Once again, for February this year, I’m counting down my favorite characters who by all rights shouldn't be favorites, and yet something about them never fails to win me over.
Click the links for Favorite Fictional Character (That I Shouldn't Like) #3, #4, and #5.
Next up, we've got one of the beloved Disney princesses of my childhood, but she’s not here for the usual reasons Disney princesses can be difficult to defend.
Why I shouldn't like her:
Mostly because this is an incredibly awkward movie to watch once you're old enough to comprehend things like cultural sensitivity. Disney definitely gained a lot of good intentions between the days of Peter Pan and Pocahontas, but it hadn't quite gathered the competence to back up those good intentions.
Admittedly, Pocahontas isn't a story you want to strive for complete historical accuracy with, because then it would be about a woman who died of smallpox at the age of about twenty-two, after a brief political overseas marriage, and then became best known for a posthumous rumor started by a much older man about how she was totally infatuated with him back when they possibly crossed paths, when she was ten.
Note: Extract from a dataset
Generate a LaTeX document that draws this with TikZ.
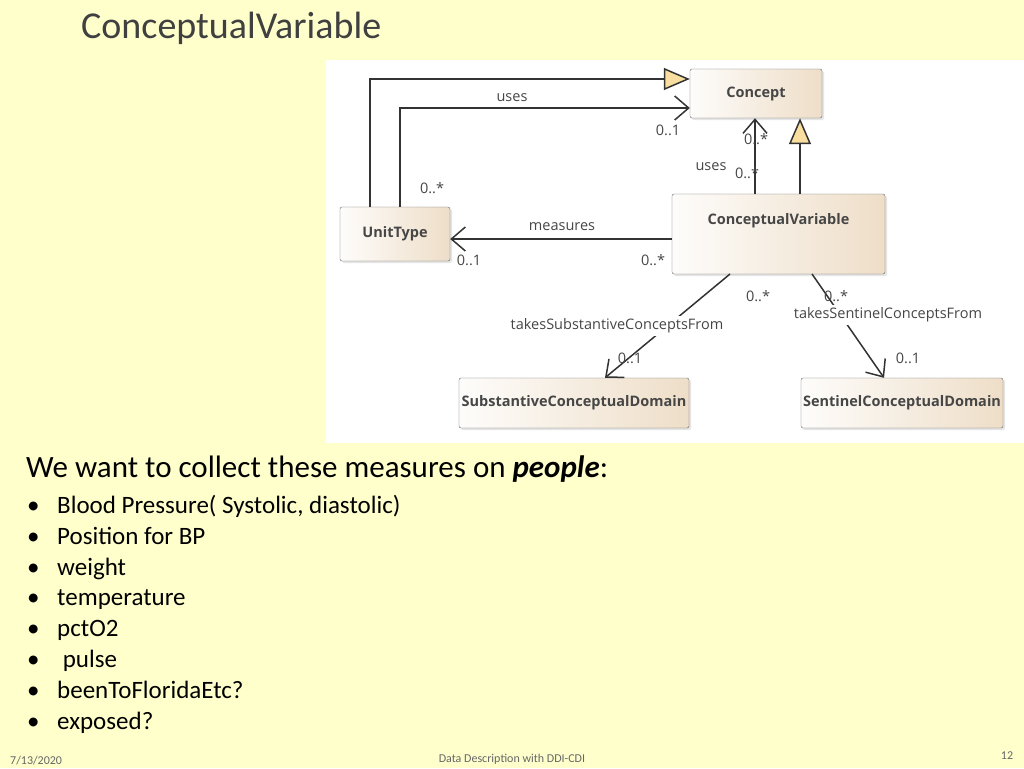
\documentclass[tikz,border=0pt]{standalone}
\usepackage{fontspec}
\setmainfont{Carlito}
\newfontfamily\umlfont{Open Sans}
\usetikzlibrary{arrows.meta, shadows}
\definecolor{slidebg}{RGB}{255,255,204}
\definecolor{boxtan}{RGB}{238,222,200}
\definecolor{gentan}{RGB}{250,222,160}
\definecolor{umltext}{RGB}{70,70,70}

\tikzset{
  umlbox/.style={draw=gray!80!black, rounded corners=2pt, left color=white!92!boxtan,
    right color=boxtan, drop shadow={shadow xshift=2pt, shadow yshift=-2pt, fill=gray!40},
    font=\umlfont\fontsize{14.5}{16}\selectfont\bfseries, text=umltext, inner sep=0pt},
  umllabel/.style={font=\umlfont\fontsize{14.5}{16}\selectfont, text=umltext, inner sep=1pt},
  gen/.style={-{Triangle[length=26pt,width=22pt,fill=gentan]}, line width=1.5pt, draw=black!80},
  assoc/.style={-{Straight Barb[length=14pt,width=24pt]}, line width=1.5pt, draw=black!80},
  bullet/.style={anchor=base west, font=\fontsize{25}{28}\selectfont, inner sep=0pt}
}

\begin{document}
\begin{tikzpicture}[x=1pt, y=-1pt]
  \fill[slidebg] (0,0) rectangle (1024,768);
  \useasboundingbox (0,0) rectangle (1024,768);
  \fill[white] (326,60) rectangle (1024,443);

  \node[anchor=west, font=\fontsize{38}{40}\selectfont, text=black!75, inner sep=0pt] (title) at (81,28) {ConceptualVariable};

  % classes
  \node[umlbox, minimum width=132pt, minimum height=49pt] (concept) at (756,93.5) {Concept};
  \node[umlbox, minimum width=110pt, minimum height=54pt] (unit) at (395,234) {UnitType};
  \node[umlbox, minimum width=213pt, minimum height=80pt] (cv) at (778.5,234) {};
  \node[font=\umlfont\fontsize{14.5}{16}\selectfont\bfseries, text=umltext] (cvname) at (778.5,221) {ConceptualVariable};
  \node[umlbox, minimum width=230pt, minimum height=50pt] (subst) at (574,403) {SubstantiveConceptualDomain};
  \node[umlbox, minimum width=202pt, minimum height=50pt] (sent) at (902,403) {SentinelConceptualDomain};

  % connector points
  \coordinate (ug) at (370,207);
  \coordinate (uu) at (400,207);
  \coordinate (cvu) at (755,194);
  \coordinate (cvg) at (800,194);
  \coordinate (cvs) at (730,274);
  \coordinate (cvt) at (812,274);
  \draw[gen] (ug) |- (concept.west |- 0,79);
  \draw[assoc] (uu) |- (concept.west |- 0,108);
  \draw[assoc] (cvu) -- (cvu |- concept.south);
  \draw[gen] (cvg) -- (cvg |- concept.south);
  \draw[assoc] (cv.west |- 0,239) -- (unit.east |- 0,239);
  \draw[assoc] (cvs) -- (subst.north -| 605,0);
  \draw[assoc] (cvt) -- (sent.north -| 884,0);

  % association labels
  \node[umllabel, fill=white, inner sep=3pt] (lsub) at (617,326) {takesSubstantiveConceptsFrom};
  \node[umllabel, fill=white, inner sep=3pt] (lsent) at (888,315) {takesSentinelConceptsFrom};
  \node[umllabel] (l1) at (512,98) {uses};
  \node[umllabel] (l2) at (668,130) {0..1};
  \node[umllabel] (l3) at (432,188) {0..*};
  \node[umllabel] (l4) at (711,167) {uses};
  \node[umllabel] (l5) at (756,139) {0..*};
  \node[umllabel] (l6) at (747,173) {0..*};
  \node[umllabel] (l7) at (562,227) {measures};
  \node[umllabel] (l8) at (469,260) {0..1};
  \node[umllabel] (l9) at (653,260) {0..*};
  \node[umllabel] (l10) at (758,296) {0..*};
  \node[umllabel] (l11) at (630,358) {0..1};
  \node[umllabel] (l12) at (836,296) {0..*};
  \node[umllabel] (l13) at (908,358) {0..1};

  % slide text
  \node[anchor=west, font=\fontsize{31}{34}\selectfont, inner sep=0pt] (head) at (26,469)
    {We want to collect these measures on \textbf{\textit{people}}:};
  \foreach \y/\t [count=\i] in {505/{Blood Pressure( Systolic, diastolic)}, 536/{Position for BP},
      567/weight, 597/temperature, 628/pctO2, 659/{\ pulse}, 690/beenToFloridaEtc?, 721/exposed?} {
    \node[bullet] (dot\i) at (27,\y+8) {\textbullet};
    \node[bullet] (item\i) at (57,\y+8) {\t};
  }

  \node[anchor=west, font=\fontsize{12}{14}\selectfont, text=black!60, inner sep=0pt] (date) at (10,761) {7/13/2020};
  \node[font=\fontsize{12}{14}\selectfont, text=black!60, inner sep=0pt] (footer) at (512,759) {Data Description with DDI-CDI};
  \node[font=\fontsize{12}{14}\selectfont, text=black!60, inner sep=0pt] (page) at (1007,756) {12};
\end{tikzpicture}
\end{document}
At least, we can all hope it was only a rumor.
It's the legend of Pocahontas, the forbidden-love-in-spite-of-the-differences concept, that makes a good movie.
Disney supposedly did its research before realizing exactly how much of the history would be unusable, but somewhere along the way, someone skipped over reasonable solutions like using as much accurate window-dressing that would work in a romantic children's movie as possible, or scrapping the project entirely in favor of something less problematic, and instead the strategy somehow became to include as much randomly generated imitation mysticism as could fit in the script, cloaked in somberly dignified earnestness.
This is the same sin of passing off made up gibberish in a fictional representation of a real-life human culture as last week's example, only exponentially worse, since this one’s connected with, you know, real-life genocide.
Okay, enough depressing reality.
Stripped of any real world context and viewed in a bubble, Pocahontas still has the significant storytelling problem that Pocahontas is always right.
Always. She has an infallible moral compass.
She never has anything of substance to learn from her romantic foil, only things to teach him. She's already perfect in every possible way.
Other characters complain about her unreliability and recklessness, but we're not seriously expected to see those as flaws when said other characters are standing in the way of love and peaceful cooperation. The closest Pocahontas ever gets to imperfection is needing the occasional pep talk from her magic willow tree mentor before making a decision, but even that demonstrates the superior wisdom she derives from her closeness with nature.
Why I love her anyway:
I'm going to date myself pretty dramatically here for a moment. When I was five years old, Pocahontas hit theaters. This was before Mulan, before Princess and the Frog, and way before I processed the concept that movies not made by Disney existed as anything but a curiosity for old people.
I missed out on the movie theater window for some reason and had to endure a five-year-old’s eternity of all my friends talking, singing, and dressing up in celebration of the incomparable awesomeness of their new favorite heroine, until the day the big display of VHS copies finally appeared along the back wall of the Blockbuster, so I could find out for myself.
At long last, I put in the tape, pressed play, and had my pink-loving, tiara-wearing mind utterly blown.
Five-year-old me wasn't an analytical fiction blogger. She had never heard the word “feminism.” She hadn't given a whole lot of thought yet to why Snow White and Sleeping Beauty and Cinderella weren't quite as much fun as their younger sisters. She didn't understand the history or present of gender prejudice, no more than she knew about the rules of character development or what happened after the founding of the real life Jamestown. She probably couldn't have told you exactly what it was about Pocahontas that compelled her memorize every word, note, and image of it until she could act it out over and over again with the help of her dolls, and some furniture and couch cushions when she ran out of dolls.
But I am, I do, and I can.
Pocahontas wasn't technically the first Disney princess to rescue a prince; Belle, Ariel, and even Jasmine all sort of beat her to that distinction, but only in passing, token moments in larger action sequences, before or after their princes’ flashier, always more plot-essential rescues of them.
Pocahontas was the first Disney princess ever to rescue the prince as the single climactic action of the story.
She doesn't just get her token heroic moment. Her heroism is the point.
I can explain that now, and I can't overstate the revelation it was at the time or the power she had for me because of it.
Pocahontas is brave and principled and has nature superpowers and doesn’t do what she’s told, but most miraculously of all, she never gets taken down a peg because of it and forced to wait for someone else's pardon and rescue like a good princess.
She’s a musical heroine who gets two ballads of her own and a powerful, determined share of the going-to-war montage song, which may be an odd point of appeal, but those songs are one of my forever soft spots, and she wins a guy whose non-saving of her in no way makes him less dreamy.
Sure, she has to give him up to become a diplomatic translator, but he asks her to stay with him, so it counts.
Adulthood and the study of storytelling have given me a taste for more complex, less cloyingly perfect protagonists, but that first feeling of discovering a heroine who was completely the hero of her story is something I'll never forget.
One might even theorize that it helped create the F.J.R Titchenell you know today.